Goodhue County Chief Deputy Dean Albers said authorities investigating the June 1995 disappearance of Jessica Swanson, who was 3 when she was reported missing from her home in Cannon Falls, Minn., are almost certain she was murdered, but her body has never been found.
Albers said authorities have cleared nearly every possible suspect in the case, with the exception of Swanson's mother and boyfriend, who were the last adults to see Swanson alive and who have given investigators inconsistent accounts of what happened the day Jessica disappeared.
But without more evidence, or a body, linking someone to the crime, making an arrest - let alone prosecuting someone - is difficult.
It's the same for authorities investigating the 1989 abduction of Jacob Wetterling, of St. Joseph, Minn., and the 1995 disappearance of Mason City, Iowa, TV anchorwoman Jodi Huisentruit. Neither Wetterling nor Huisentruit has been found.
"Without a body, there is an inability to determine the cause of death, which is crucial when you're trying to prove a case beyond a reasonable doubt," Backstrom said. "And when you're trying to prove premeditation and intent to kill, that can be very difficult."
The evidence
Goff, the prosecutor in the Jeanna North case, is reluctant to discuss the additional evidence obtained by authorities in recent months that prompted him to finally file charges against Bell.
But family members and investigators say there is strong evidence pointing to Bell's involvement. Among the factors working against him:
- Bell was in the neighborhood at the time North disappeared. "He was the last one to see her alive; he told the media that," said Sue Hurst, Jeanna's mother.
Jeanna's aunt, Connie Holbrook, said one of Jeanna's friends last saw her on a street corner not far from Bell's house, which is just across and down the street from the North home.
Holbrook said she long has suspected that Jeanna, who would have known Bell as a neighbor, probably stopped to talk with him on her way home.
- Bell is a repeat sex offender. He served prison time in the late 1980s in South Dakota for a sex offense and moved to Colorado soon after Jeanna disappeared. Almost two years after Jeanna disappeared, he was convicted in Cass County, N.D., for molesting two Fargo girls inside his home in 1993 and 1994. He is now serving a 30-year sentence in an Upper Midwest prison.
- Authorities say Bell confessed to the crime. The former slaughterhouse and construction worker denied involvement in the North case until January 1995, when he was sentenced for molesting the two girls, ages 8 and 3. Eight hours later - and after Hurst confronted him in the courtroom during his sentencing - Bell told authorities that he had tied Jeanna's body to a cement block and dumped it in the Sheyenne River after she died in his home. He said that the death was an accident, and that North hit her head on the wall.

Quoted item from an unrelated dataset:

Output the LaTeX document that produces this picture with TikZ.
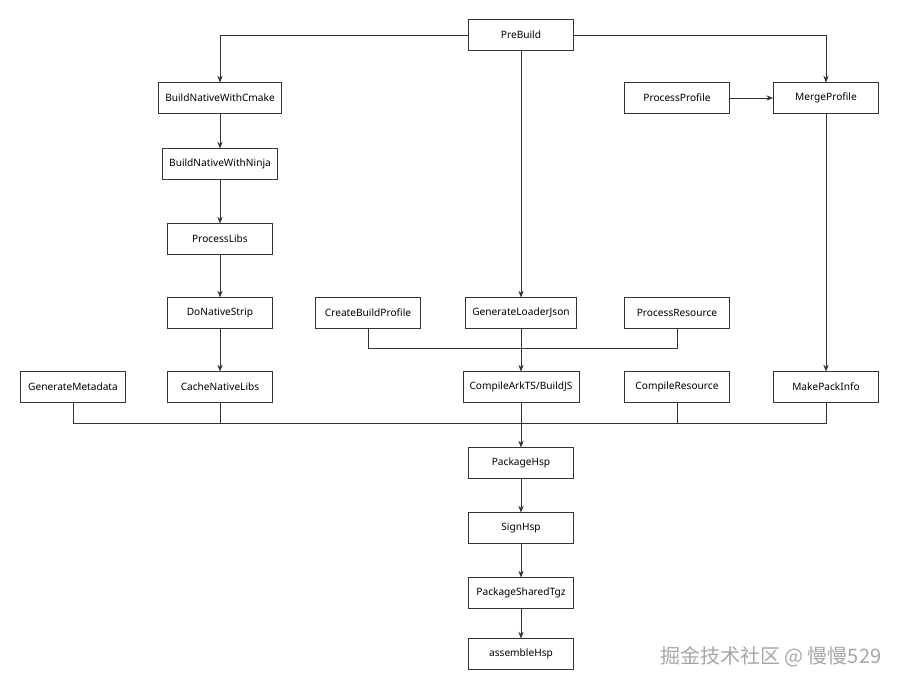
\documentclass[tikz,border=0pt]{standalone}
\usepackage{fontspec}
\setmainfont{Noto Sans}
\newfontfamily\cjk{Noto Sans CJK SC}
\usetikzlibrary{arrows.meta,positioning}

\begin{document}
\begin{tikzpicture}[
    x=0.75pt, y=-0.75pt,
    task/.style={rectangle, draw=black!80, fill=white, minimum width=79pt, minimum height=23pt, inner xsep=5pt, text centered, font=\fontsize{7.6}{9}\selectfont},
    arrow/.style={-{Stealth[length=5pt,width=4pt]}, semithick, draw=black!80},
    line/.style={semithick, draw=black!80}
]
\useasboundingbox (0,0) rectangle (904,692);

% Top
\node[task] (prebuild) at (521,35) {PreBuild};

% Native branch
\node[task] (cmake) at (220,98) {BuildNativeWithCmake};
\node[task] (ninja) at (220,164) {BuildNativeWithNinja};
\node[task] (libs) at (220,239) {ProcessLibs};
\node[task] (strip) at (220,313) {DoNativeStrip};
\node[task] (cache) at (220,387) {CacheNativeLibs};
\node[task] (meta) at (73,387) {GenerateMetadata};

% Middle branch
\node[task] (buildprofile) at (368,313) {CreateBuildProfile};
\node[task] (loader) at (521,313) {GenerateLoaderJson};
\node[task] (resource) at (677,313) {ProcessResource};
\node[task] (arkts) at (521,387) {CompileArkTS/BuildJS};
\node[task] (compres) at (677,387) {CompileResource};

% Profile branch
\node[task] (procprofile) at (677,98) {ProcessProfile};
\node[task] (merge) at (826,98) {MergeProfile};
\node[task] (packinfo) at (826,387) {MakePackInfo};

% Packaging
\node[task] (hsp) at (521,463) {PackageHsp};
\node[task] (sign) at (521,528) {SignHsp};
\node[task] (tgz) at (521,593) {PackageSharedTgz};
\node[task] (assemble) at (521,654) {assembleHsp};

\coordinate (join) at (521,348);
\coordinate (bus) at (521,423);

% Arrows
\draw[arrow] (prebuild.west) -| (cmake.north);
\draw[arrow] (prebuild.east) -| (merge.north);
\draw[arrow] (prebuild.south) -- (loader.north);
\draw[arrow] (cmake) -- (ninja);
\draw[arrow] (ninja) -- (libs);
\draw[arrow] (libs) -- (strip);
\draw[arrow] (strip) -- (cache);
\draw[arrow] (procprofile) -- (merge);
\draw[arrow] (merge) -- (packinfo);
\draw[arrow] (loader) -- (arkts);
\draw[line] (buildprofile.south) |- (join);
\draw[line] (resource.south) |- (join);
\draw[line] (meta.south) |- (bus);
\draw[line] (cache.south) |- (bus);
\draw[line] (compres.south) |- (bus);
\draw[line] (packinfo.south) |- (bus);
\draw[arrow] (arkts.south) -- (hsp.north);
\draw[arrow] (hsp) -- (sign);
\draw[arrow] (sign) -- (tgz);
\draw[arrow] (tgz) -- (assemble);

\node[font=\cjk\fontsize{15}{18}\selectfont, text=black!35, anchor=east] (mark) at (886,657) {掘金技术社区 @ 慢慢529};
\end{tikzpicture}
\end{document}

Bell later recanted, saying the admission was forced. But authorities believe the detail of the confession is strong.
"He even took us out to the spot, and said, `This is where it was,' " said Lt. Rick Majerus, an investigator on the case for the Cass County Sheriff's Department. "Everything led toward him. The only thing he wouldn't go into was the exact way of the killing."
Bell made a case to a federal judge and tried to have the confession suppressed, but the action was dismissed, meaning the confession might be admissible at his trial.

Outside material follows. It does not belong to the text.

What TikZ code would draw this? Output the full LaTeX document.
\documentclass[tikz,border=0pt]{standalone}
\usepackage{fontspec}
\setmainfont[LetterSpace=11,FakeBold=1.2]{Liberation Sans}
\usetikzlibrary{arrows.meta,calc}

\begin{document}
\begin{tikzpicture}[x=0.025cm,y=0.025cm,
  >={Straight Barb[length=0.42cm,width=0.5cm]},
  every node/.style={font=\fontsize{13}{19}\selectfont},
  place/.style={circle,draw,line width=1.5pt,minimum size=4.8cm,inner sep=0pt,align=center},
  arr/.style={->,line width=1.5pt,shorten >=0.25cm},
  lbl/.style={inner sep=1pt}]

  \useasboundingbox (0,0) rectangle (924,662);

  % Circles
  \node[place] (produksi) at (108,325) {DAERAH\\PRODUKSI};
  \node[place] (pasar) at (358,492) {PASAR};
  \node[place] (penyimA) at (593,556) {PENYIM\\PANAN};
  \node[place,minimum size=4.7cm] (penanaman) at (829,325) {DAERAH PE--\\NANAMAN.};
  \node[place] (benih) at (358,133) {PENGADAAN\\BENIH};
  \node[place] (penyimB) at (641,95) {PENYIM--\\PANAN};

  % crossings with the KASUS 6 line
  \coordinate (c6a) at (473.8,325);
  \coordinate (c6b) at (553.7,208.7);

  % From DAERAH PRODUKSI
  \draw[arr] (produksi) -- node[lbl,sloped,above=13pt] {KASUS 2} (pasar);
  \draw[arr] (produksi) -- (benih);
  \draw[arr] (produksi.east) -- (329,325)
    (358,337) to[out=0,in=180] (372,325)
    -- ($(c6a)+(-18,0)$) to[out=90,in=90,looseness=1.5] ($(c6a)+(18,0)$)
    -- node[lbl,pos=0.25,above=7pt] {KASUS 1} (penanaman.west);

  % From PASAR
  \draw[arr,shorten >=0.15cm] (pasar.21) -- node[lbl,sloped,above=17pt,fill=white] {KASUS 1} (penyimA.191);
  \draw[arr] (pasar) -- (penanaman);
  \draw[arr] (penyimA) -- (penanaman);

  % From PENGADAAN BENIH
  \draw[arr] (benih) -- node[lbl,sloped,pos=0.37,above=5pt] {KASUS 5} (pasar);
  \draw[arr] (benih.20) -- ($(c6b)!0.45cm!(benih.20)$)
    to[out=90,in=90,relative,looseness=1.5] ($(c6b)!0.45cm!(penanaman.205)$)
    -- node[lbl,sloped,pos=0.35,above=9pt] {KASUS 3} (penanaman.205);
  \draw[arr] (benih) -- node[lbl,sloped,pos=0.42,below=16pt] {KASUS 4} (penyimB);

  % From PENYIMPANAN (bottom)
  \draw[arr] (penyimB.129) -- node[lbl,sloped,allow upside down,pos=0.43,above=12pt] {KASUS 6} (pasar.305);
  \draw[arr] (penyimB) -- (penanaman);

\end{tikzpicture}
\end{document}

- Authorities found a cement block and rope in the river where Bell told authorities he disposed of the body. Authorities searched the Sheyenne nearly a dozen times. They dammed it up twice, walked the river bottom and called hydrologists and engineers to study every curve and current. In one of the final searches, they found a block similar to the type of blocks Bell had at his house.
Majerus, however, said that there was no evidence that a body had been attached to it.
Despite all that, state's attorney Goff and others know winning the case will be difficult.
"Basically, it's going to be up to our American justice system," said John North, Jeanna's father. "Hopefully, it'll turn out in our favor."